According to a 2007 study by neuroscientists at Stanford, MIT, and Carnegie Mellon, the insular cortex also lights up when people are asked to imagine paying for purchase with cash instead of a credit card — a phenomenon known as “the pain of paying.” 

“When we pay with cash, it’s a little painful to the brain,” Somers says. “When we pay with a credit card, only the pleasure centers light up.”

Try switching to cash and seeing if you notice a positive difference in your behavior. Somers says many people notice an “auto adjustment” in spending by nature of using cash.

2. Keep a money diary

If you really want to know how your brain works, “have a neuroscientist actually scan [it] when you make decisions and tell you how much you care about emotions, how you weigh failure versus success,” Cerf says. 

The easier option? Keep a detailed diary of every money decision you make for a week. “Write about your choices and as many things as you can about your environment, like who you were with, your mood, the time of day. You collect those choices for a week and at the end, you look back at the diary and rank the choices by how happy you were with them,” she says. 

By tracking your actions over time, you can start to identify patterns. You may start to notice you get hangry and buy takeout when you work through lunch, for example. Or you may feel pressure to spend after you see posts from lifestyle influencers on Instagram. Identifying these impulses allows you to sort through purchases driven by true want or need, and purchases driven by insecurity.

3. When building a savings plan, start small

As tempting as they are, dramatic changes to your finances likely won’t be sustainable. “When people are in debt, one impulse is to throw everything at it,” Somers said. But forced deprivation can only last so long — if you don’t have savings when the next emergency comes up, you may be forced to take on new debt. It’s better to establish a long-term savings habit that can be adjusted up as your life changes.

4. Add and remove friction

Friction is a term used in behavioral finance to indicate speed bumps during an experience — things like manually entering your credit card number onto an online checkout page, versus having it saved. Somers says friction can be used to your advantage when it comes to reaching your financial goals. “We [can] minimize the pain of doing the things people want to do, while making it just a little harder to foil our own best intentions,” she says.
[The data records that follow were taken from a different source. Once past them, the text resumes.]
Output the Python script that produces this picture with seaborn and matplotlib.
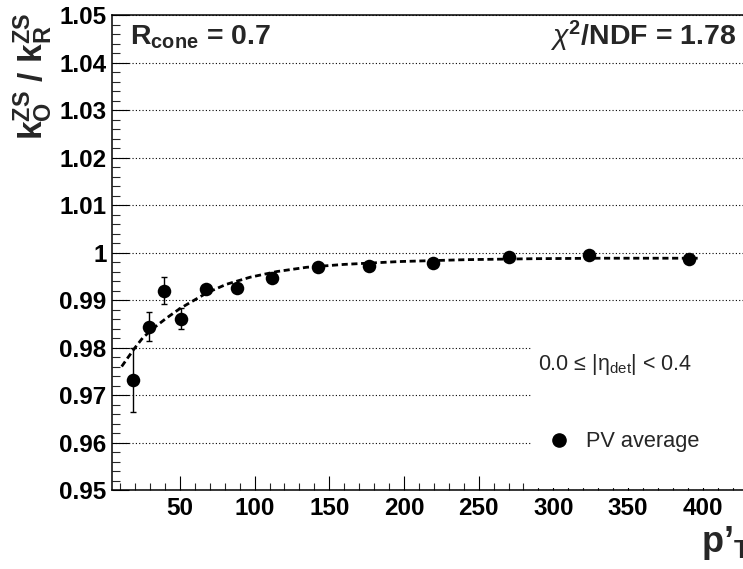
import seaborn as sns
import matplotlib.pyplot as plt
import pandas as pd
from matplotlib.lines import Line2D
from matplotlib.patches import Rectangle
from matplotlib.ticker import MultipleLocator, FixedLocator, FixedFormatter

# PV average points
pt = [18.7, 29.2, 39.3, 50.7, 67.4, 87.9, 111.6, 142.4, 176.3, 219.5, 270.0, 324.0, 390.9]
ratio = [0.9732, 0.9844, 0.9920, 0.9861, 0.9923, 0.9926, 0.9946, 0.9969,
         0.9972, 0.9977, 0.9991, 0.9995, 0.9986]
ratio_err = [0.0067, 0.0030, 0.0029, 0.0023, 0.0007, 0.0007, 0.0006, 0.0005,
             0.0005, 0.0005, 0.0005, 0.0005, 0.0005]

# fit curve
fit_pt = [11, 15, 20, 25, 32, 41, 50, 57, 68, 81, 97, 115, 135, 160, 197, 242, 287, 331, 399]
fit_ratio = [0.9760, 0.9778, 0.9800, 0.9820, 0.9840, 0.9862, 0.9882, 0.9895, 0.9915,
             0.9933, 0.9948, 0.9960, 0.9969, 0.9975, 0.9981, 0.9985, 0.9987, 0.9988, 0.9988]

yticks = [0.95, 0.96, 0.97, 0.98, 0.99, 1.00, 1.01, 1.02, 1.03, 1.04, 1.05]
ytick_labels = ["0.95", "0.96", "0.97", "0.98", "0.99", "1", "1.01", "1.02", "1.03", "1.04", "1.05"]
xticks = [50, 100, 150, 200, 250, 300, 350, 400]

sns.set_theme(style="white")
plt.rcParams["font.family"] = ["Liberation Sans", "DejaVu Sans"]
plt.rcParams["mathtext.fontset"] = "custom"
plt.rcParams["mathtext.rm"] = "Liberation Sans"
plt.rcParams["mathtext.it"] = "Liberation Sans:italic"
plt.rcParams["mathtext.bf"] = "Liberation Sans:bold"

fig = plt.figure(figsize=(7.43, 5.69), dpi=100)
ax = fig.add_axes([0.1507, 0.1388, 0.8493, 0.8348])

df = pd.DataFrame({"pt": pt, "ratio": ratio, "err": ratio_err})
fit = pd.DataFrame({"pt": fit_pt, "ratio": fit_ratio})

sns.lineplot(data=fit, x="pt", y="ratio", color="black", lw=2,
             linestyle=(0, (2.2, 1.3)), ax=ax, zorder=2)
ax.errorbar(df["pt"], df["ratio"], yerr=df["err"], fmt="none", ecolor="black",
            elinewidth=1, capsize=2.5, capthick=1, zorder=3)
sns.scatterplot(data=df, x="pt", y="ratio", color="black", s=95, linewidth=0,
                ax=ax, zorder=4)

ax.set_xlim(4.5, 427)
ax.set_ylim(0.95, 1.05)

ax.xaxis.set_major_locator(FixedLocator(xticks))
ax.xaxis.set_minor_locator(MultipleLocator(10))
ax.yaxis.set_major_locator(FixedLocator(yticks))
ax.yaxis.set_major_formatter(FixedFormatter(ytick_labels))
ax.yaxis.set_minor_locator(MultipleLocator(0.002))

ax.tick_params(axis="x", which="major", direction="in", length=10, width=0.8,
               labelsize=17.5, pad=5, bottom=True, colors="black")
ax.tick_params(axis="x", which="minor", direction="in", length=5, width=0.8, bottom=True)
ax.tick_params(axis="y", which="major", direction="in", length=12, width=0.8,
               labelsize=17.5, pad=4, left=True, colors="black")
ax.tick_params(axis="y", which="minor", direction="in", length=6, width=0.8, left=True)
for lab in ax.get_xticklabels() + ax.get_yticklabels():
    lab.set_fontweight("bold")

ax.yaxis.grid(True, which="major", linestyle=(0, (1, 2)), color="black", lw=0.8)
ax.xaxis.grid(False)

for s in ["left", "bottom", "top"]:
    ax.spines[s].set_color("black")
    ax.spines[s].set_linewidth(1.1)
ax.spines["right"].set_visible(False)

ax.set_ylabel(r"$\mathbf{k_{O}^{ZS}\ /\ k_{R}^{ZS}}$", fontsize=24)
ax.yaxis.set_label_coords(-0.1094, 1.004)
ax.yaxis.label.set_ha("right")
ax.yaxis.label.set_va("baseline")

ax.set_xlabel("p\u2019$_{\\mathbf{T}}$", fontsize=26, fontweight="bold")
ax.xaxis.set_label_coords(0.9335, -0.1305)
ax.xaxis.label.set_ha("left")
ax.xaxis.label.set_va("baseline")

ax.text(0.0285, 0.937, r"R$_{\mathbf{cone}}$ = 0.7", transform=ax.transAxes,
        fontsize=20.5, fontweight="bold", ha="left", va="baseline")
ax.text(0.99, 0.937, r"$\chi^{\mathbf{2}}$/NDF = 1.78", transform=ax.transAxes,
        fontsize=20.5, fontweight="bold", ha="right", va="baseline")

# white legend area
ax.add_patch(Rectangle((0.6656, 0.005), 0.34, 0.374, transform=ax.transAxes,
                       facecolor="white", edgecolor="none", zorder=1))
ax.text(0.797, 0.2526, "0.0 \u2264 |\u03b7$_{\\mathrm{det}}$| < 0.4", transform=ax.transAxes,
        fontsize=15.5, ha="center", va="baseline", zorder=5)
handle = Line2D([], [], marker="o", color="black", ls="none", markersize=9.5)
ax.legend(handles=[handle], labels=["PV average"], loc="center left",
          bbox_to_anchor=(0.6916, 0.1017), frameon=False, fontsize=15.7,
          handlelength=1.0, handletextpad=0.71, borderpad=0, borderaxespad=0)

fig.savefig("out.png", dpi=100)
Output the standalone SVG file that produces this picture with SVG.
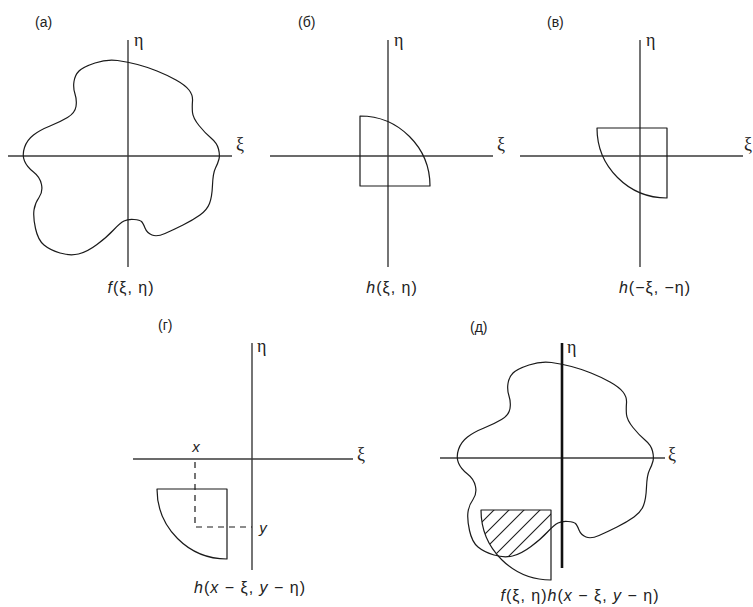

You can add friction by turning off one-click ordering and removing saved addresses and payment info. And you can remove friction by automating savings and investments from your paycheck, setting up autopay for your bills, and paying for items with cash. “The more you can make things automatic and less dependent on willpower or memory, the more likely you are to succeed,” says Somers.

5. Accept that you’ll make mistakes along the way

No one is perfect, and therefore, not all decisions will be perfect. “The human brain isn’t made for this world,” Cerf says. It’s important to give yourself some grace, understanding that our brains have not evolved as quickly as technology has. Getting on the right track financially — creating an emergency fund, for example — can drastically improve your mental health. It may just take more time and diligence to get where you want to be. 

“We need to balance two considerations — the mathematical and motivational,” says Somers. “Every decision is an emotional decision at some level.”